О болезненной проблеме творческих и талантливых людей в СССР, пытающихся найти общий язык с властью и при этом раскрепостить собственный голос, более подробно написал Андрей Амальрик. Речь об этом болезненном процессе идёт в его книге «Записки диссидента». Объектом его рассуждений выступают выдающийся скульптор Эрнст Иосифович Неизвестный[225]225
1925—2016.
[Закрыть], покинувший СССР 10 марта 1976 года, и не менее известный Венедикт Ерофеев. Они случайно встретились на дне рождения Гюзель Макудиновой, жены Андрея Амальрика.
Обращусь к книге Андрея Амальрика: «Но, по-моему, был Эрнст не уверен в себе и себя по-настоящему не нашёл, в нём, как и во многих советских художниках, был глубокий внутренний разрыв между данным от Бога талантом, между креативным “я” художника, которое так же глубоко запрятано и так же трудно, но необходимо найти, как смерть Кощея Бессмертного на конце иглы в яйце, – и привитой “советской художественной культурой”. Это осложнялось гем, что, отбрасывая “коммунистические идеалы”, которые должны воплощаться в работах советского художника, хотел он какие-то “идеалы воплощать”, метафизическая сторона искусства из глубины выходила на передний план, обременяя пластический образ. Неизвестный не мог найти и своё место в обществе – он разрывал с системой, в которую худо-бедно, но был включён, уживаясь с которой разработал сложную систему компромиссов, когда одновременно приходилось играть роль и циничную, и героическую – а теперь надо было заново искать: кем быть. <...>
– Вам это интересно? Вам это интересно? – всегда неуверенно переспрашивал он, рассказывая о чём-то.
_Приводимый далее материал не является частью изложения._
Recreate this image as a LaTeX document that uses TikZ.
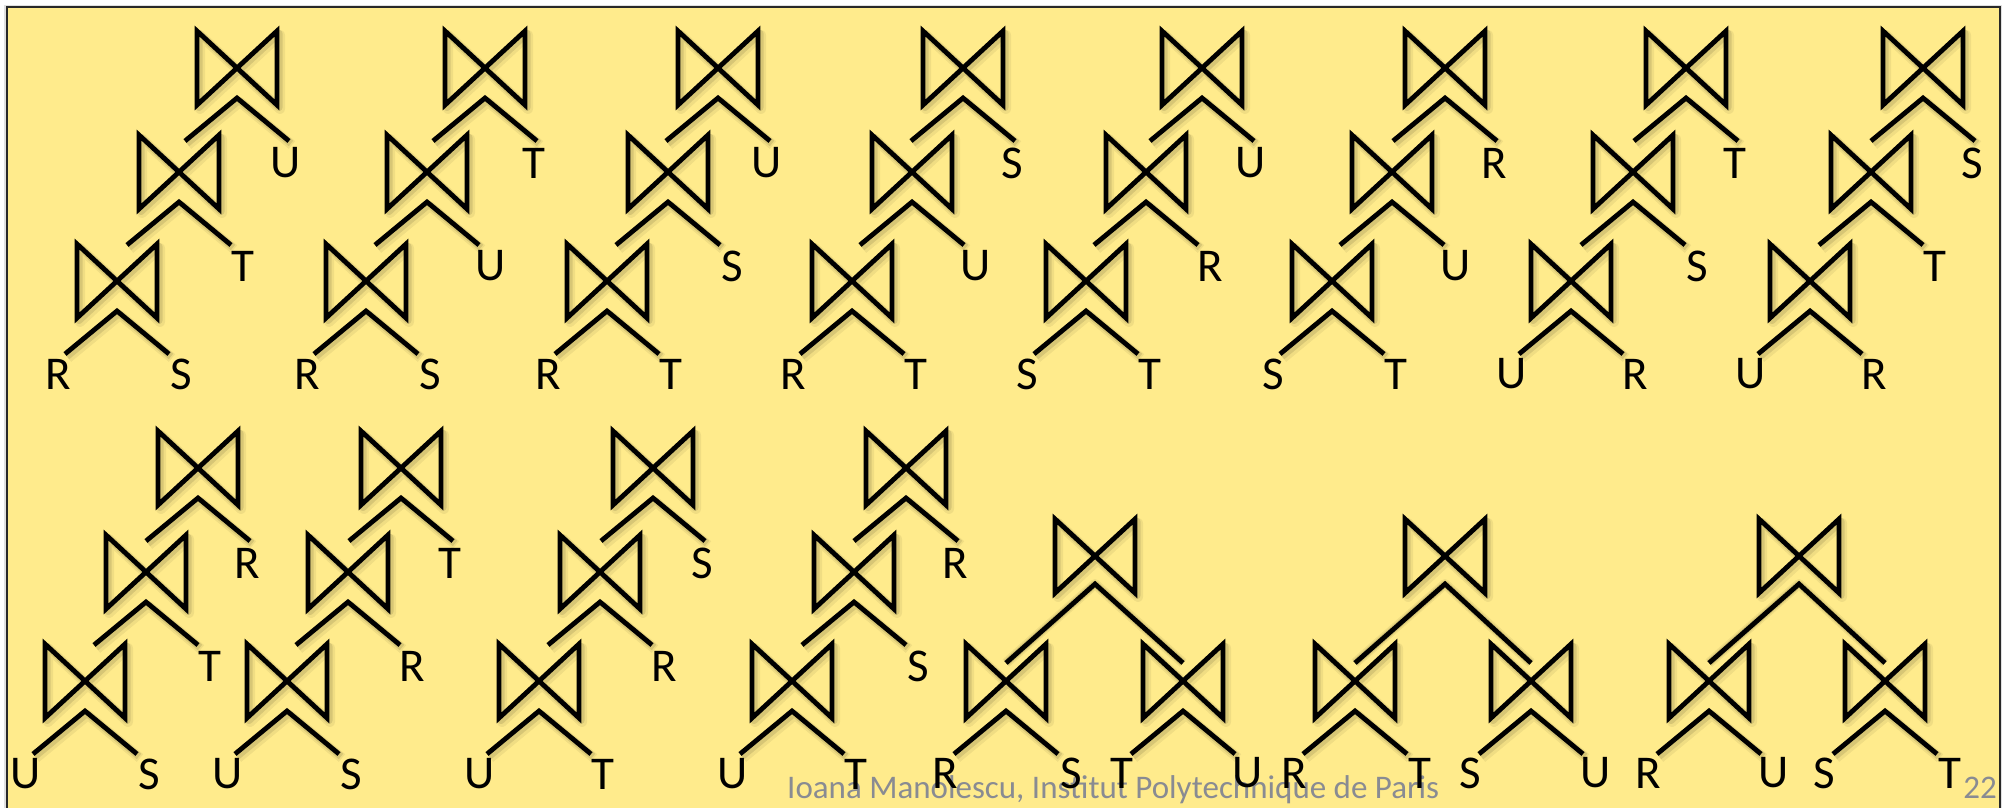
\documentclass[tikz,border=0pt]{standalone}
\usepackage{fontspec}
\setmainfont{Carlito}
\definecolor{bgyellow}{RGB}{255,235,140}
\definecolor{footgray}{RGB}{137,139,146}
\definecolor{framegray}{RGB}{40,40,40}
\tikzset{
  tieline/.style={line width=4.8pt, line join=miter, black},
  shadowA/.style={line width=10pt, line join=round, black, opacity=0.06, shift={(3,4)}},
  shadowB/.style={line width=7pt, line join=round, black, opacity=0.10, shift={(2,2.5)}},
  lbl/.style={inner sep=0pt, font=\fontsize{47}{47}\selectfont},
  footer/.style={inner sep=0pt, text=footgray, font=\fontsize{33}{33}\selectfont},
  bowtie/.pic={
    \foreach \s in {shadowA,shadowB,tieline}
      \draw[\s] (-40,-37) -- (-40,37) -- (40,-37) -- (40,37) -- cycle;
  },
  caret/.pic={
    \foreach \s in {shadowA,shadowB,tieline}
      \draw[\s] (-52,73) -- (0,30) -- (52,73);
  },
}
% left-deep tree: id, top x, mid x, bottom x, row offset, labels (top, mid, bottom-left, bottom-right)
\newcommand\ldtree[9]{%
  \coordinate (#1a) at (#2,68+#5);
  \coordinate (#1b) at (#3,172+#5);
  \coordinate (#1c) at (#4,281+#5);
  \foreach \j in {a,b,c}{\pic at (#1\j) {bowtie}; \pic at (#1\j) {caret};}
  \node[lbl] (#1la) at ([shift={(49,95)}]#1a) {#6};
  \node[lbl] (#1lb) at ([shift={(64,94)}]#1b) {#7};
  \node[lbl] (#1lc) at ([shift={(-59,93)}]#1c) {#8};
  \node[lbl] (#1ld) at ([shift={(64,93)}]#1c) {#9};
}
% bushy tree: id, top x, left child x, right child x, four leaf labels
\newcommand\bushy[8]{%
  \coordinate (#1a) at (#2,556);
  \coordinate (#1l) at (#3,681);
  \coordinate (#1r) at (#4,681);
  \coordinate (#1ap) at ([shift={(0,28)}]#1a);
  \coordinate (#1le) at ([shift={(0,-18)}]#1l);
  \coordinate (#1re) at ([shift={(0,-18)}]#1r);
  \pic at (#1a) {bowtie};
  \foreach \s in {shadowA,shadowB,tieline}
    \draw[\s] (#1le) -- (#1ap) -- (#1re);
  \foreach \j in {l,r}{\pic at (#1\j) {bowtie}; \pic at (#1\j) {caret};}
  \node[lbl] (#1l1) at ([shift={(-61,92)}]#1l) {#5};
  \node[lbl] (#1l2) at ([shift={(65,92)}]#1l) {#6};
  \node[lbl] (#1l3) at ([shift={(-61,92)}]#1r) {#7};
  \node[lbl] (#1l4) at ([shift={(65,92)}]#1r) {#8};
}
\begin{document}
\begin{tikzpicture}[x=1pt,y=-1pt]
\useasboundingbox (0,0) rectangle (2007,808);
\fill[black!12] (4,5) rectangle (2002,815);
\draw[fill=bgyellow, draw=framegray, line width=2pt] (7,7) rectangle (2000,815);
\node[footer, anchor=base west] (foot) at (787,798) {Ioana Manolescu, Institut Polytechnique de Paris};
\node[footer, anchor=base east] (page) at (1997,798) {22};
% row 1
\ldtree{t1}{237}{179}{117}{0}{U}{T}{R}{S}
\ldtree{t2}{485}{427}{366}{0}{T}{U}{R}{S}
\ldtree{t3}{718}{668}{607}{0}{U}{S}{R}{T}
\ldtree{t4}{963}{912}{852}{0}{S}{U}{R}{T}
\ldtree{t5}{1202}{1146}{1086}{0}{U}{R}{S}{T}
\ldtree{t6}{1445}{1392}{1332}{0}{R}{U}{S}{T}
\ldtree{t7}{1686}{1633}{1571}{0}{T}{S}{U}{R}
\ldtree{t8}{1923}{1871}{1810}{0}{S}{T}{U}{R}
% row 2
\ldtree{u1}{198}{146}{85}{400}{R}{T}{U}{S}
\ldtree{u2}{401}{348}{287}{400}{T}{R}{U}{S}
\ldtree{u3}{653}{600}{539}{400}{S}{R}{U}{T}
\ldtree{u4}{906}{854}{792}{400}{R}{S}{U}{T}
\bushy{b1}{1095}{1006}{1183}{R}{S}{T}{U}
\bushy{b2}{1445}{1355}{1531}{R}{T}{S}{U}
\bushy{b3}{1799}{1709}{1885}{R}{U}{S}{T}
\end{tikzpicture}
\end{document}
– Никогда не слышал ничего более неинтересного, – ответил ему Венедикт Ерофеев, с которым они встретились на дне рождения Гюзель. Бродяга, пьяница, “разночинец”, как его назвал раздражённый Неизвестный, привлёк внимание повестью “Москва – Петушки” – безумным путешествием человека, который многократно пытается посмотреть в Москве Кремль, но всегда попадает на Курский вокзал к отходящему в Петушки поезду. И вот он в поезде и рассказывает пассажирам, как якобы был в Париже и встретил Сартра; встретив впоследствии Сартра в Париже, Гюзель была удивлена, что такой человек существует, она думала, что это герой Ерофеева.